- _What is asked_:
Each line below must be set down exactly; omit any image you find.

- _Data provided_:
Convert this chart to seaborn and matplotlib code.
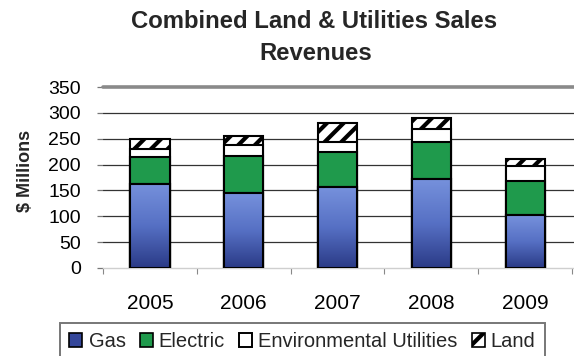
import numpy as np
import pandas as pd
import matplotlib
matplotlib.use("Agg")
import matplotlib.pyplot as plt
from matplotlib.colors import LinearSegmentedColormap
from matplotlib.patches import Patch
import seaborn as sns

# Revenue components, $ millions
years = ["2005", "2006", "2007", "2008", "2009"]
gas = [163, 145, 156, 172, 102]
electric = [52, 72, 69, 72, 67]
environmental = [15, 20, 19, 24, 28]
land = [20, 18, 37, 23, 14]
y_ticks = [0, 50, 100, 150, 200, 250, 300, 350]

sns.set_theme(style="white")
plt.rcParams["font.family"] = ["Liberation Sans", "DejaVu Sans"]
plt.rcParams["hatch.linewidth"] = 3.0
plt.rcParams["hatch.color"] = "black"

df = pd.DataFrame({"year": years, "gas": gas, "electric": electric,
                   "environmental": environmental, "land": land})
df["lvl_elec"] = df["gas"] + df["electric"]
df["lvl_env"] = df["lvl_elec"] + df["environmental"]
df["lvl_land"] = df["lvl_env"] + df["land"]

W, H = 574, 356
fig = plt.figure(figsize=(W / 100, H / 100), dpi=100)
ax = fig.add_axes([103 / W, 1 - 268 / H, (W - 103) / W, (268 - 87) / H])

bw = 0.42
edge = dict(edgecolor="black", linewidth=1.5)
# stacked by layering cumulative totals back to front
sns.barplot(data=df, x="year", y="lvl_land", color="white", width=bw,
            hatch="//", ax=ax, saturation=1, zorder=3, **edge)
sns.barplot(data=df, x="year", y="lvl_env", color="white", width=bw,
            ax=ax, saturation=1, zorder=3, **edge)
sns.barplot(data=df, x="year", y="lvl_elec", color="#1f9a4c", width=bw,
            ax=ax, saturation=1, zorder=3, **edge)
sns.barplot(data=df, x="year", y="gas", color="#4f68b8", width=bw,
            ax=ax, saturation=1, zorder=3, **edge)

# vertical shading on the gas segments
blues = LinearSegmentedColormap.from_list("gasblue", ["#7691dc", "#5670c4", "#2a3a86"])
grad = np.linspace(0, 1, 256).reshape(-1, 1)
for p in ax.containers[-1].patches:
    x0, y0 = p.get_x(), p.get_y()
    w, h = p.get_width(), p.get_height()
    im = ax.imshow(grad, cmap=blues, aspect="auto", origin="upper",
                   extent=[x0, x0 + w, y0, y0 + h], zorder=3.5)
    im.set_clip_path(p)
    ax.add_patch(plt.Rectangle((x0, y0), w, h, fill=False, zorder=3.6, **edge))

ax.set_xlim(-0.46, 4.52)
ax.set_ylim(0, 350)
ax.set_yticks(y_ticks)
ax.set_xlabel("")
ax.set_ylabel("")

for v in y_ticks[1:-1]:
    ax.axhline(v, color="#333333", linewidth=0.9, zorder=1)
ax.axhline(350, color="#8a8a8a", linewidth=2.6, zorder=1, clip_on=False)

for s in ["left", "right", "top"]:
    ax.spines[s].set_visible(False)
ax.spines["bottom"].set_color("#cfcfcf")
ax.spines["bottom"].set_linewidth(1.0)

ax.tick_params(axis="y", left=True, length=4, width=0.9, color="#777777",
               pad=12, labelsize=14, labelcolor="black")
ax.tick_params(axis="x", bottom=False, length=0, pad=19, labelsize=15,
               labelcolor="black")
ax.set_xticks(np.arange(-0.5, 5, 1), minor=True)
ax.tick_params(axis="x", which="minor", bottom=True, length=4, width=0.8,
               color="#888888", direction="out")

fig.text(314 / W, 1 - 21 / H, "Combined Land & Utilities Sales",
         ha="center", va="center", fontsize=17.2, fontweight="bold")
fig.text(316 / W, 1 - 54 / H, "Revenues",
         ha="center", va="center", fontsize=17.2, fontweight="bold")
fig.text(25 / W, 1 - 171 / H, "$ Millions", rotation=90,
         ha="center", va="center", fontsize=13, fontweight="bold")

handles = [
    Patch(facecolor="#34469a", edgecolor="black", linewidth=1.2),
    Patch(facecolor="#1f9a4c", edgecolor="black", linewidth=1.2),
    Patch(facecolor="white", edgecolor="black", linewidth=1.4),
    Patch(facecolor="white", edgecolor="black", linewidth=1.2, hatch="//"),
]
leg = fig.legend(handles, ["Gas", "Electric", "Environmental Utilities", "Land"],
                 loc="upper center", bbox_to_anchor=(302.5 / W, 1 - 323 / H),
                 ncol=4, fontsize=14.5, handlelength=0.65, handleheight=0.65,
                 handletextpad=0.3, columnspacing=0.7, borderpad=0.45,
                 borderaxespad=0, frameon=True, fancybox=False)
leg.get_frame().set_edgecolor("#555555")
leg.get_frame().set_linewidth(1.4)

fig.savefig("out.png", dpi=100)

- _Answer to the exercise_:
Convert this chart to seaborn and matplotlib code.
import numpy as np
import pandas as pd
import matplotlib
matplotlib.use("Agg")
import matplotlib.pyplot as plt
from matplotlib.colors import LinearSegmentedColormap
from matplotlib.patches import Patch
import seaborn as sns

# Revenue components, $ millions
years = ["2005", "2006", "2007", "2008", "2009"]
gas = [163, 145, 156, 172, 102]
electric = [52, 72, 69, 72, 67]
environmental = [15, 20, 19, 24, 28]
land = [20, 18, 37, 23, 14]
y_ticks = [0, 50, 100, 150, 200, 250, 300, 350]

sns.set_theme(style="white")
plt.rcParams["font.family"] = ["Liberation Sans", "DejaVu Sans"]
plt.rcParams["hatch.linewidth"] = 3.0
plt.rcParams["hatch.color"] = "black"

df = pd.DataFrame({"year": years, "gas": gas, "electric": electric,
                   "environmental": environmental, "land": land})
df["lvl_elec"] = df["gas"] + df["electric"]
df["lvl_env"] = df["lvl_elec"] + df["environmental"]
df["lvl_land"] = df["lvl_env"] + df["land"]

W, H = 574, 356
fig = plt.figure(figsize=(W / 100, H / 100), dpi=100)
ax = fig.add_axes([103 / W, 1 - 268 / H, (W - 103) / W, (268 - 87) / H])

bw = 0.42
edge = dict(edgecolor="black", linewidth=1.5)
# stacked by layering cumulative totals back to front
sns.barplot(data=df, x="year", y="lvl_land", color="white", width=bw,
            hatch="//", ax=ax, saturation=1, zorder=3, **edge)
sns.barplot(data=df, x="year", y="lvl_env", color="white", width=bw,
            ax=ax, saturation=1, zorder=3, **edge)
sns.barplot(data=df, x="year", y="lvl_elec", color="#1f9a4c", width=bw,
            ax=ax, saturation=1, zorder=3, **edge)
sns.barplot(data=df, x="year", y="gas", color="#4f68b8", width=bw,
            ax=ax, saturation=1, zorder=3, **edge)

# vertical shading on the gas segments
blues = LinearSegmentedColormap.from_list("gasblue", ["#7691dc", "#5670c4", "#2a3a86"])
grad = np.linspace(0, 1, 256).reshape(-1, 1)
for p in ax.containers[-1].patches:
    x0, y0 = p.get_x(), p.get_y()
    w, h = p.get_width(), p.get_height()
    im = ax.imshow(grad, cmap=blues, aspect="auto", origin="upper",
                   extent=[x0, x0 + w, y0, y0 + h], zorder=3.5)
    im.set_clip_path(p)
    ax.add_patch(plt.Rectangle((x0, y0), w, h, fill=False, zorder=3.6, **edge))

ax.set_xlim(-0.46, 4.52)
ax.set_ylim(0, 350)
ax.set_yticks(y_ticks)
ax.set_xlabel("")
ax.set_ylabel("")

for v in y_ticks[1:-1]:
    ax.axhline(v, color="#333333", linewidth=0.9, zorder=1)
ax.axhline(350, color="#8a8a8a", linewidth=2.6, zorder=1, clip_on=False)

for s in ["left", "right", "top"]:
    ax.spines[s].set_visible(False)
ax.spines["bottom"].set_color("#cfcfcf")
ax.spines["bottom"].set_linewidth(1.0)

ax.tick_params(axis="y", left=True, length=4, width=0.9, color="#777777",
               pad=12, labelsize=14, labelcolor="black")
ax.tick_params(axis="x", bottom=False, length=0, pad=19, labelsize=15,
               labelcolor="black")
ax.set_xticks(np.arange(-0.5, 5, 1), minor=True)
ax.tick_params(axis="x", which="minor", bottom=True, length=4, width=0.8,
               color="#888888", direction="out")

fig.text(314 / W, 1 - 21 / H, "Combined Land & Utilities Sales",
         ha="center", va="center", fontsize=17.2, fontweight="bold")
fig.text(316 / W, 1 - 54 / H, "Revenues",
         ha="center", va="center", fontsize=17.2, fontweight="bold")
fig.text(25 / W, 1 - 171 / H, "$ Millions", rotation=90,
         ha="center", va="center", fontsize=13, fontweight="bold")

handles = [
    Patch(facecolor="#34469a", edgecolor="black", linewidth=1.2),
    Patch(facecolor="#1f9a4c", edgecolor="black", linewidth=1.2),
    Patch(facecolor="white", edgecolor="black", linewidth=1.4),
    Patch(facecolor="white", edgecolor="black", linewidth=1.2, hatch="//"),
]
leg = fig.legend(handles, ["Gas", "Electric", "Environmental Utilities", "Land"],
                 loc="upper center", bbox_to_anchor=(302.5 / W, 1 - 323 / H),
                 ncol=4, fontsize=14.5, handlelength=0.65, handleheight=0.65,
                 handletextpad=0.3, columnspacing=0.7, borderpad=0.45,
                 borderaxespad=0, frameon=True, fancybox=False)
leg.get_frame().set_edgecolor("#555555")
leg.get_frame().set_linewidth(1.4)

fig.savefig("out.png", dpi=100)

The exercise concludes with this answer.